Where there are only two partners, the death of one usually brings the partnership to an end. Provided two or more partners survive, then the partnership may be able to continue. As with retirement, the partnership agreement may dictate what should happen to the deceased partner’s share in the partnership and often it will provide for those remaining to buy that share. How this is to be valued may also be set out in the agreement and any transfers properly documented and recorded.

“It is important to follow what is set out in the partnership agreement,” says Mr Williams. “However if the partnership agreement is silent on this, the family would fall back on the terms of the will to decide what happens to that share. There is also the opportunity for a deed of family arrangement which would allow the terms of the will to be varied provided all beneficiaries are in agreement.”

 

Case study: The Parsons partnership

William Parsons joined his parents Patrick and Nicky as a partner at Langford Green Farm near Bristol in 2002 when he was just 22.

The move was made after he returned home from a degree course at Seale Hayne and it was clear that dairy farming was definitely what he wanted to do, despite his mother’s efforts to persuade him away from it.

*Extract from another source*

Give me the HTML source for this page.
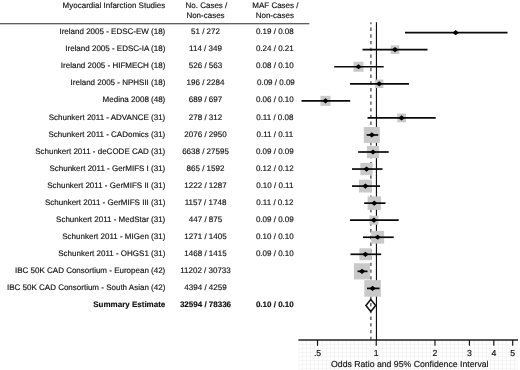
<!DOCTYPE html><html><head><meta charset="utf-8"><title>Forest plot</title>
<style>html,body{margin:0;padding:0;background:#fff;overflow:hidden}svg{display:block}text{font-family:"Liberation Sans",Arial,sans-serif;fill:#111;stroke:#111;stroke-width:0.15px;text-rendering:geometricPrecision}</style></head><body>
<svg width="520" height="370" viewBox="0 0 520 370">
<rect width="520" height="370" fill="#fff"/>
<g font-size="8.0">
<text x="165.3" y="8.3" text-anchor="end">Myocardial Infarction Studies</text>
<text x="206.4" y="8.3" text-anchor="middle">No. Cases /</text>
<text x="205.5" y="18.2" text-anchor="middle">Non-cases</text>
<text x="275.4" y="8.3" text-anchor="middle">MAF Cases /</text>
<text x="274.8" y="18.2" text-anchor="middle">Non-cases</text>
<text x="165.3" y="34.25" text-anchor="end">Ireland 2005 - EDSC-EW (18)</text>
<text x="205.5" y="34.25" text-anchor="middle">51 / 272</text>
<text x="274.8" y="34.25" text-anchor="middle">0.19 / 0.08</text>
<text x="165.3" y="51.30" text-anchor="end">Ireland 2005 - EDSC-IA (18)</text>
<text x="205.5" y="51.30" text-anchor="middle">114 / 349</text>
<text x="274.8" y="51.30" text-anchor="middle">0.24 / 0.21</text>
<text x="165.3" y="68.35" text-anchor="end">Ireland 2005 - HIFMECH (18)</text>
<text x="205.5" y="68.35" text-anchor="middle">526 / 563</text>
<text x="274.8" y="68.35" text-anchor="middle">0.08 / 0.10</text>
<text x="165.3" y="85.40" text-anchor="end">Ireland 2005 - NPHSII (18)</text>
<text x="205.5" y="85.40" text-anchor="middle">196 / 2284</text>
<text x="275.9" y="85.40" text-anchor="middle">0.09 / 0.09</text>
<text x="165.3" y="102.45" text-anchor="end">Medina 2008 (48)</text>
<text x="205.5" y="102.45" text-anchor="middle">689 / 697</text>
<text x="274.8" y="102.45" text-anchor="middle">0.06 / 0.10</text>
<text x="165.3" y="119.50" text-anchor="end">Schunkert 2011 - ADVANCE (31)</text>
<text x="205.5" y="119.50" text-anchor="middle">278 / 312</text>
<text x="274.8" y="119.50" text-anchor="middle">0.11 / 0.08</text>
<text x="165.3" y="136.55" text-anchor="end">Schunkert 2011 - CADomics (31)</text>
<text x="205.5" y="136.55" text-anchor="middle">2076 / 2950</text>
<text x="274.8" y="136.55" text-anchor="middle">0.11 / 0.11</text>
<text x="165.3" y="153.60" text-anchor="end">Schunkert 2011 - deCODE CAD (31)</text>
<text x="205.5" y="153.60" text-anchor="middle">6638 / 27595</text>
<text x="274.8" y="153.60" text-anchor="middle">0.09 / 0.09</text>
<text x="165.3" y="170.65" text-anchor="end">Schunkert 2011 - GerMIFS I (31)</text>
<text x="205.5" y="170.65" text-anchor="middle">865 / 1592</text>
<text x="274.8" y="170.65" text-anchor="middle">0.12 / 0.12</text>
<text x="165.3" y="187.70" text-anchor="end">Schunkert 2011 - GerMIFS II (31)</text>
<text x="205.5" y="187.70" text-anchor="middle">1222 / 1287</text>
<text x="274.8" y="187.70" text-anchor="middle">0.10 / 0.11</text>
<text x="165.3" y="204.75" text-anchor="end">Schunkert 2011 - GerMIFS III (31)</text>
<text x="205.5" y="204.75" text-anchor="middle">1157 / 1748</text>
<text x="274.8" y="204.75" text-anchor="middle">0.11 / 0.12</text>
<text x="165.3" y="221.80" text-anchor="end">Schunkert 2011 - MedStar (31)</text>
<text x="205.5" y="221.80" text-anchor="middle">447 / 875</text>
<text x="274.8" y="221.80" text-anchor="middle">0.09 / 0.09</text>
<text x="165.3" y="238.85" text-anchor="end">Schunkert 2011 - MIGen (31)</text>
<text x="205.5" y="238.85" text-anchor="middle">1271 / 1405</text>
<text x="274.8" y="238.85" text-anchor="middle">0.10 / 0.10</text>
<text x="165.3" y="255.90" text-anchor="end">Schunkert 2011 - OHGS1 (31)</text>
<text x="205.5" y="255.90" text-anchor="middle">1468 / 1415</text>
<text x="274.8" y="255.90" text-anchor="middle">0.09 / 0.10</text>
<text x="165.3" y="272.95" text-anchor="end">IBC 50K CAD Consortium - European (42)</text>
<text x="205.5" y="272.95" text-anchor="middle">11202 / 30733</text>
<text x="165.3" y="290.00" text-anchor="end">IBC 50K CAD Consortium - South Asian (42)</text>
<text x="205.5" y="290.00" text-anchor="middle">4394 / 4259</text>
<text x="165.3" y="307.05" text-anchor="end" font-weight="bold" stroke="none">Summary Estimate</text>
<text x="205.5" y="307.05" text-anchor="middle" font-weight="bold" stroke="none">32594 / 78336</text>
<text x="274.8" y="307.05" text-anchor="middle" font-weight="bold" stroke="none">0.10 / 0.10</text>
</g>
<line x1="0" y1="23.7" x2="309.3" y2="23.7" stroke="#2a2a2a" stroke-width="1.05"/>
<defs><pattern id="g" width="4" height="4" patternUnits="userSpaceOnUse" x="298" y="340"><rect width="4" height="4" fill="#fdfdfd"/><path d="M0 0.5H4M0.5 0V4" stroke="#f5f5f5" stroke-width="1" fill="none"/></pattern></defs>
<rect x="298.5" y="340" width="219.5" height="30" fill="url(#g)"/>
<line x1="298.4" y1="339.95" x2="518" y2="339.95" stroke="#222" stroke-width="1.5"/>
<line x1="376.45" y1="22.3" x2="376.45" y2="340" stroke="#111" stroke-width="1.15"/>
<line x1="370.9" y1="22.3" x2="370.9" y2="340" stroke="#3c3c3c" stroke-width="1.2" stroke-dasharray="3.4 3.32" stroke-dashoffset="1.5"/>
<rect x="454.45" y="31.40" width="2.5" height="2.5" fill="#c9c9c9"/>
<rect x="390.75" y="45.45" width="8.5" height="8.5" fill="#c9c9c9"/>
<rect x="353.50" y="61.75" width="10" height="10" fill="#c9c9c9"/>
<rect x="374.95" y="79.55" width="8.5" height="8.5" fill="#c9c9c9"/>
<rect x="320.50" y="95.85" width="10" height="10" fill="#c9c9c9"/>
<rect x="397.25" y="113.55" width="8.7" height="8.7" fill="#c9c9c9"/>
<rect x="363.80" y="126.95" width="16" height="16" fill="#c9c9c9"/>
<rect x="366.90" y="145.90" width="12.2" height="12.2" fill="#c9c9c9"/>
<rect x="360.35" y="162.90" width="12.3" height="12.3" fill="#c9c9c9"/>
<rect x="359.00" y="179.70" width="12.8" height="12.8" fill="#c9c9c9"/>
<rect x="367.60" y="196.45" width="13.4" height="13.4" fill="#c9c9c9"/>
<rect x="369.40" y="215.70" width="9" height="9" fill="#c9c9c9"/>
<rect x="371.30" y="230.85" width="12.8" height="12.8" fill="#c9c9c9"/>
<rect x="359.40" y="248.30" width="12" height="12" fill="#c9c9c9"/>
<rect x="353.90" y="263.25" width="16.2" height="16.2" fill="#c9c9c9"/>
<rect x="364.30" y="280.10" width="16.6" height="16.6" fill="#c9c9c9"/>
<line x1="405" y1="32.65" x2="507.5" y2="32.65" stroke="#0a0a0a" stroke-width="1.7"/>
<path d="M452.50 32.65L455.7 30.05L458.90 32.65L455.7 35.25Z" fill="#000"/>
<line x1="362.5" y1="49.70" x2="427.5" y2="49.70" stroke="#0a0a0a" stroke-width="1.7"/>
<path d="M391.80 49.70L395 47.10L398.20 49.70L395 52.30Z" fill="#000"/>
<line x1="334.2" y1="66.75" x2="383.7" y2="66.75" stroke="#0a0a0a" stroke-width="1.7"/>
<path d="M355.30 66.75L358.5 64.15L361.70 66.75L358.5 69.35Z" fill="#000"/>
<line x1="350" y1="83.80" x2="409" y2="83.80" stroke="#0a0a0a" stroke-width="1.7"/>
<path d="M376.00 83.80L379.2 81.20L382.40 83.80L379.2 86.40Z" fill="#000"/>
<line x1="301.5" y1="100.85" x2="350.2" y2="100.85" stroke="#0a0a0a" stroke-width="1.7"/>
<path d="M322.30 100.85L325.5 98.25L328.70 100.85L325.5 103.45Z" fill="#000"/>
<line x1="367.5" y1="117.90" x2="435.7" y2="117.90" stroke="#0a0a0a" stroke-width="1.7"/>
<path d="M398.40 117.90L401.6 115.30L404.80 117.90L401.6 120.50Z" fill="#000"/>
<line x1="366.6" y1="134.95" x2="378.2" y2="134.95" stroke="#0a0a0a" stroke-width="1.7"/>
<path d="M368.60 134.95L371.8 132.35L375.00 134.95L371.8 137.55Z" fill="#000"/>
<line x1="358.2" y1="152.00" x2="388.7" y2="152.00" stroke="#0a0a0a" stroke-width="1.7"/>
<path d="M369.80 152.00L373 149.40L376.20 152.00L373 154.60Z" fill="#000"/>
<line x1="352" y1="169.05" x2="382.5" y2="169.05" stroke="#0a0a0a" stroke-width="1.7"/>
<path d="M363.30 169.05L366.5 166.45L369.70 169.05L366.5 171.65Z" fill="#000"/>
<line x1="352" y1="186.10" x2="380" y2="186.10" stroke="#0a0a0a" stroke-width="1.7"/>
<path d="M362.20 186.10L365.4 183.50L368.60 186.10L365.4 188.70Z" fill="#000"/>
<line x1="364.2" y1="203.15" x2="385.5" y2="203.15" stroke="#0a0a0a" stroke-width="1.7"/>
<path d="M371.10 203.15L374.3 200.55L377.50 203.15L374.3 205.75Z" fill="#000"/>
<line x1="350" y1="220.20" x2="398.7" y2="220.20" stroke="#0a0a0a" stroke-width="1.7"/>
<path d="M370.70 220.20L373.9 217.60L377.10 220.20L373.9 222.80Z" fill="#000"/>
<line x1="363" y1="237.25" x2="393.7" y2="237.25" stroke="#0a0a0a" stroke-width="1.7"/>
<path d="M374.50 237.25L377.7 234.65L380.90 237.25L377.7 239.85Z" fill="#000"/>
<line x1="350.5" y1="254.30" x2="381.2" y2="254.30" stroke="#0a0a0a" stroke-width="1.7"/>
<path d="M362.20 254.30L365.4 251.70L368.60 254.30L365.4 256.90Z" fill="#000"/>
<line x1="357.5" y1="271.35" x2="367.5" y2="271.35" stroke="#0a0a0a" stroke-width="1.7"/>
<path d="M358.80 271.35L362 268.75L365.20 271.35L362 273.95Z" fill="#000"/>
<line x1="367" y1="288.40" x2="379.5" y2="288.40" stroke="#0a0a0a" stroke-width="1.7"/>
<path d="M369.40 288.40L372.6 285.80L375.80 288.40L372.6 291.00Z" fill="#000"/>
<path d="M365.9 305.55L370.8 299.55L375.7 305.55L370.8 311.55Z" fill="none" stroke="#111" stroke-width="1.5" stroke-linejoin="miter"/>
<g font-size="8.7">
<line x1="317.5" y1="340" x2="317.5" y2="345.8" stroke="#111" stroke-width="1.15"/>
<text x="317.5" y="355.7" text-anchor="middle">.5</text>
<line x1="376.25" y1="340" x2="376.25" y2="345.8" stroke="#111" stroke-width="1.15"/>
<text x="376.25" y="355.7" text-anchor="middle">1</text>
<line x1="435" y1="340" x2="435" y2="345.8" stroke="#111" stroke-width="1.15"/>
<text x="435" y="355.7" text-anchor="middle">2</text>
<line x1="469.4" y1="340" x2="469.4" y2="345.8" stroke="#111" stroke-width="1.15"/>
<text x="469.4" y="355.7" text-anchor="middle">3</text>
<line x1="493.8" y1="340" x2="493.8" y2="345.8" stroke="#111" stroke-width="1.15"/>
<text x="493.8" y="355.7" text-anchor="middle">4</text>
<line x1="512.7" y1="340" x2="512.7" y2="345.8" stroke="#111" stroke-width="1.15"/>
<text x="512.7" y="355.7" text-anchor="middle">5</text>
<text x="409.8" y="366.6" text-anchor="middle">Odds Ratio and 95% Confidence Interval</text>
</g>
</svg></body></html>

Gaining wider experience working in New Zealand and on other farms in the UK was invaluable, says William.

He was given responsibility from the outset and has steered changes which might not have happened, or perhaps not happened so quickly, if he had not become more involved in the business decisions.

These include almost doubling cow numbers to 140 head, new cow housing and changes to cubicle management. Giving William the responsibility of becoming a partner has cemented his commitment and allowed his drive and enthusiasm to benefit the business, say his parents.

The Parsons had a written partnership agreement before William joined but rarely need to refer to it. The three partners meet for breakfast every day so both large and small issues can be discussed. This regular, open communication along with trust and shared ambitions are key elements in making the partnership work.